Supplied material »
──────

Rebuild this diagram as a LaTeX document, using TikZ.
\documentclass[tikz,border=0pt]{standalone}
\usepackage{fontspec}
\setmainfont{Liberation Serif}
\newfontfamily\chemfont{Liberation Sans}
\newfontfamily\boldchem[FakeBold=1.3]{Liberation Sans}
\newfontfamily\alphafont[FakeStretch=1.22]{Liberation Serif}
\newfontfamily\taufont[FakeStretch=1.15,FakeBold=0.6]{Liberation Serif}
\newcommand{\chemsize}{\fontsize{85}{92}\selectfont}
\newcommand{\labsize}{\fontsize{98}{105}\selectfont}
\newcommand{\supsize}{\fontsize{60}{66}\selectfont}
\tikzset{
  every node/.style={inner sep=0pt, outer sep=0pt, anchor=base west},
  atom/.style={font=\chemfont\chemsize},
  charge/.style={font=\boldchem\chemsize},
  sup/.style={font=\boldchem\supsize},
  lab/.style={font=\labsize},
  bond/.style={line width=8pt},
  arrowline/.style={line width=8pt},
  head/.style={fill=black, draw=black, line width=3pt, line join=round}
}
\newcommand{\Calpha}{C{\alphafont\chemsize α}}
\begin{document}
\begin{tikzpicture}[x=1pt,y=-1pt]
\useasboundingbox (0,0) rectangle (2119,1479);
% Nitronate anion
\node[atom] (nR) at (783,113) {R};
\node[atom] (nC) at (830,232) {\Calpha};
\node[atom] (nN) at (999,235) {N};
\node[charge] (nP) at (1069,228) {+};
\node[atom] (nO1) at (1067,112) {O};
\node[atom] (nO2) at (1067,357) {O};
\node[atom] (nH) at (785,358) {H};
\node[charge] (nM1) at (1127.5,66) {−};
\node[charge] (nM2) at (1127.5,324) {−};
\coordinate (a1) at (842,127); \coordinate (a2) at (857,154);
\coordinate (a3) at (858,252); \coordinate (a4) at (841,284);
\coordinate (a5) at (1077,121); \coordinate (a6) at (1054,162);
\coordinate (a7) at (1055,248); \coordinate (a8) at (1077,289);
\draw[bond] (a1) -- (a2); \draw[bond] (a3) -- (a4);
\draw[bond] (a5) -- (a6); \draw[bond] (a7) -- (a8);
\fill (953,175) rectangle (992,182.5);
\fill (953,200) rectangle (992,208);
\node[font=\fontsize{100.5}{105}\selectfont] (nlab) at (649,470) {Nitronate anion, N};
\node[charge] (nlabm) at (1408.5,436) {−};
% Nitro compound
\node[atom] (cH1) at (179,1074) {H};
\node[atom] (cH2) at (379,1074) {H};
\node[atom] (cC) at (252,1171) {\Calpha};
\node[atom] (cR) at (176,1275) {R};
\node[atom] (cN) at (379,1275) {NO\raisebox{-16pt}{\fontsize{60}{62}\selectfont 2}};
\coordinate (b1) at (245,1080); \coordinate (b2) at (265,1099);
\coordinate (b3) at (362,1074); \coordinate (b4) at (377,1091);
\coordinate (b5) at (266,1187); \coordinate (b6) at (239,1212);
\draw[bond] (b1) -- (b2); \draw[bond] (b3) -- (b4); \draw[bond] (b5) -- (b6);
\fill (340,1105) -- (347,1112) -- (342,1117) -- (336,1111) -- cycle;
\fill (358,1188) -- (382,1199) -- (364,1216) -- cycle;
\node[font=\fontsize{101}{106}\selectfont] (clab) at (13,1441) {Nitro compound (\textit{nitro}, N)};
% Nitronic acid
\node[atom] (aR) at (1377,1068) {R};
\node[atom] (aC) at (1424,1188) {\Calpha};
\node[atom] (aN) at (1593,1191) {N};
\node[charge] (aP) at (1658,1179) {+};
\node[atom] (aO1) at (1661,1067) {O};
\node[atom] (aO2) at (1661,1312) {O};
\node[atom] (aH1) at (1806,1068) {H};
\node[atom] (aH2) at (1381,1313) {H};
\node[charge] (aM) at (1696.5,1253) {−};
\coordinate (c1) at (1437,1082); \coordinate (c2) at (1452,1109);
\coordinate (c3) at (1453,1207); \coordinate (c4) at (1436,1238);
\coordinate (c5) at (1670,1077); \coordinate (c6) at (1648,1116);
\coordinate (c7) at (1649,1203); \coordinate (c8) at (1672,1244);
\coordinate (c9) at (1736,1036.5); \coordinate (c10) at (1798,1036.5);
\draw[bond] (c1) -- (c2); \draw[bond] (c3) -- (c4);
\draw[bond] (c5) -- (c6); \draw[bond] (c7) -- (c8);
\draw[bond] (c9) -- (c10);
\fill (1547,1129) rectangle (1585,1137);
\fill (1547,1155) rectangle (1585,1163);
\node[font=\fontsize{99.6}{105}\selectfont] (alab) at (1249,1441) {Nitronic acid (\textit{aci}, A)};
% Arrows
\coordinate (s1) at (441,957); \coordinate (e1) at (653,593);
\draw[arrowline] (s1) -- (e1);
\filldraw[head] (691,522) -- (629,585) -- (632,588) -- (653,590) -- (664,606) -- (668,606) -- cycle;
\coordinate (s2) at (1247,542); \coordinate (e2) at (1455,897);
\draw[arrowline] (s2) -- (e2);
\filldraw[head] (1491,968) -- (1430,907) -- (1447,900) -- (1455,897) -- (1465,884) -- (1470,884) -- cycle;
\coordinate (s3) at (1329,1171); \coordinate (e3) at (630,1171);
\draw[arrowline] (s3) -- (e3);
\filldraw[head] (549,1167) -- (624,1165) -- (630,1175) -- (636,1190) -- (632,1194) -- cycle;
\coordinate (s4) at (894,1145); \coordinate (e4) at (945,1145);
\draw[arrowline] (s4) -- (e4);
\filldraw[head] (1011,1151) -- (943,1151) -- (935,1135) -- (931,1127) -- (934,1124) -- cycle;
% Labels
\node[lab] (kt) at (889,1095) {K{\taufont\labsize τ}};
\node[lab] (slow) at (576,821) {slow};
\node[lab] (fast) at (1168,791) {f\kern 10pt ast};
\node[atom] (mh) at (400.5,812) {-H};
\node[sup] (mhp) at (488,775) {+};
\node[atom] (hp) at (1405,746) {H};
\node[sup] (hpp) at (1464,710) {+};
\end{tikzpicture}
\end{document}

──────

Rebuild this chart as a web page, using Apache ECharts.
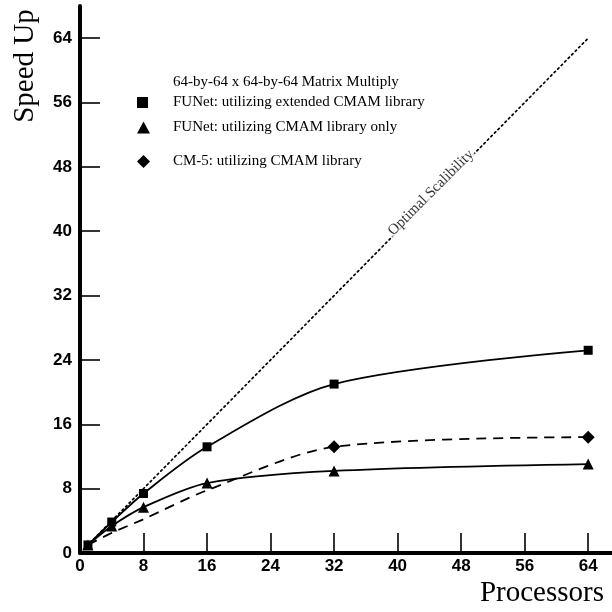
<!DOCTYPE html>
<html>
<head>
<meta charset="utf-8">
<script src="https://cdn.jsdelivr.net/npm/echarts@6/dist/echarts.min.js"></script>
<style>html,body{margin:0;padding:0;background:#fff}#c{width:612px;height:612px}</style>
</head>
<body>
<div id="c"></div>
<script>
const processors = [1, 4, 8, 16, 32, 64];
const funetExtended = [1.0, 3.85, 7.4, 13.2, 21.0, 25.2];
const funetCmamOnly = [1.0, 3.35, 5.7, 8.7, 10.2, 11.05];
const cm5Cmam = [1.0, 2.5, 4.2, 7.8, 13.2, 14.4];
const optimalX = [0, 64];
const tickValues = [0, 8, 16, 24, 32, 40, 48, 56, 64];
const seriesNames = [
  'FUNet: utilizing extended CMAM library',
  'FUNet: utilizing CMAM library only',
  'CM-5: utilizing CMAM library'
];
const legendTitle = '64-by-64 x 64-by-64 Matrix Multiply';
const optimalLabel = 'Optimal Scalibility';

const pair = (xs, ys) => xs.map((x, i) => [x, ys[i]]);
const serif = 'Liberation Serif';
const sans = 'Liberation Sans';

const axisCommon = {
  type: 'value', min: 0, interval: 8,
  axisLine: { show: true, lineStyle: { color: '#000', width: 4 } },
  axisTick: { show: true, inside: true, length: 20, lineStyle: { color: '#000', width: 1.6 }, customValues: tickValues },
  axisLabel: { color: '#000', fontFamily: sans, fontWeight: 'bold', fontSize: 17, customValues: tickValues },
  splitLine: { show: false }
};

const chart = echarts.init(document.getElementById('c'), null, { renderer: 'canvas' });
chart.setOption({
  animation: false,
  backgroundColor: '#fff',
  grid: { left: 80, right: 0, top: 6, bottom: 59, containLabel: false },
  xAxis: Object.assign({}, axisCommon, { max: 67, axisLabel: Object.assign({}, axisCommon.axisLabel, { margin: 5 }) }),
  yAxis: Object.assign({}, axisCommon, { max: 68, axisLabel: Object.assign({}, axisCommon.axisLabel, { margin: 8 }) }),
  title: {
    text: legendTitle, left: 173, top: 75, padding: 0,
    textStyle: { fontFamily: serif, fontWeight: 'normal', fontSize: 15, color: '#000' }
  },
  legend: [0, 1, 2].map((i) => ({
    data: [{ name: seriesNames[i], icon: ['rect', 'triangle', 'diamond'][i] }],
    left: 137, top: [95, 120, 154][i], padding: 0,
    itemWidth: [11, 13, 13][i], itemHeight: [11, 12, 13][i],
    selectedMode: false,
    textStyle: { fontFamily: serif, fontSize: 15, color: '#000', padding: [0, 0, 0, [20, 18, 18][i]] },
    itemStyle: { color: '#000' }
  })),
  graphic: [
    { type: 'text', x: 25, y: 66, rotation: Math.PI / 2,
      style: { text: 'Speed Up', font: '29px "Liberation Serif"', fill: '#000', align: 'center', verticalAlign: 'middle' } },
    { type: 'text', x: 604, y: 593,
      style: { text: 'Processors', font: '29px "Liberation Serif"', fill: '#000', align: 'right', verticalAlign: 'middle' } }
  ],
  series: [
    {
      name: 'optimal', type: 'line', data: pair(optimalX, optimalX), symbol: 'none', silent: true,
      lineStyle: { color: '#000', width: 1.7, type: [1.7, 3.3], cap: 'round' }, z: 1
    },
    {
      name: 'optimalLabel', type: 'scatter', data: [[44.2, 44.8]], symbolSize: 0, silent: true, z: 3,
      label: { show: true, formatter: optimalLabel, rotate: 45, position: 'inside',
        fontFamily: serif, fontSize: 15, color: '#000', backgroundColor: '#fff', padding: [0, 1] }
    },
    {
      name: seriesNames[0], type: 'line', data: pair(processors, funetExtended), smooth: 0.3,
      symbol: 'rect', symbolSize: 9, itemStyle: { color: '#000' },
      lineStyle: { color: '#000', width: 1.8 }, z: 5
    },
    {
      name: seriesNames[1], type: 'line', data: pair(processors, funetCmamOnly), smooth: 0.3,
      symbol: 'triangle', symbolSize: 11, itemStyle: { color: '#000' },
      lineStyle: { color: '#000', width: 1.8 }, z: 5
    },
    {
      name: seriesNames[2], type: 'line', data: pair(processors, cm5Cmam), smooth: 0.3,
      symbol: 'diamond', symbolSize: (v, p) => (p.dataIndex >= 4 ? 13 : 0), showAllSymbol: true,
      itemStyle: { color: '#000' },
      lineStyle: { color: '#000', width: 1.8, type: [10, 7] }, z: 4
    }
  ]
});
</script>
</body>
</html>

──────

Requirements » Take the material above and output only the lines from the one that contains "Rebuild this chart" through the one that contains "const sans = 'Liberation Sans';", ends included and images left out.

Task response »
Rebuild this chart as a web page, using Apache ECharts.
<!DOCTYPE html>
<html>
<head>
<meta charset="utf-8">
<script src="https://cdn.jsdelivr.net/npm/echarts@6/dist/echarts.min.js"></script>
<style>html,body{margin:0;padding:0;background:#fff}#c{width:612px;height:612px}</style>
</head>
<body>
<div id="c"></div>
<script>
const processors = [1, 4, 8, 16, 32, 64];
const funetExtended = [1.0, 3.85, 7.4, 13.2, 21.0, 25.2];
const funetCmamOnly = [1.0, 3.35, 5.7, 8.7, 10.2, 11.05];
const cm5Cmam = [1.0, 2.5, 4.2, 7.8, 13.2, 14.4];
const optimalX = [0, 64];
const tickValues = [0, 8, 16, 24, 32, 40, 48, 56, 64];
const seriesNames = [
  'FUNet: utilizing extended CMAM library',
  'FUNet: utilizing CMAM library only',
  'CM-5: utilizing CMAM library'
];
const legendTitle = '64-by-64 x 64-by-64 Matrix Multiply';
const optimalLabel = 'Optimal Scalibility';

const pair = (xs, ys) => xs.map((x, i) => [x, ys[i]]);
const serif = 'Liberation Serif';
const sans = 'Liberation Sans';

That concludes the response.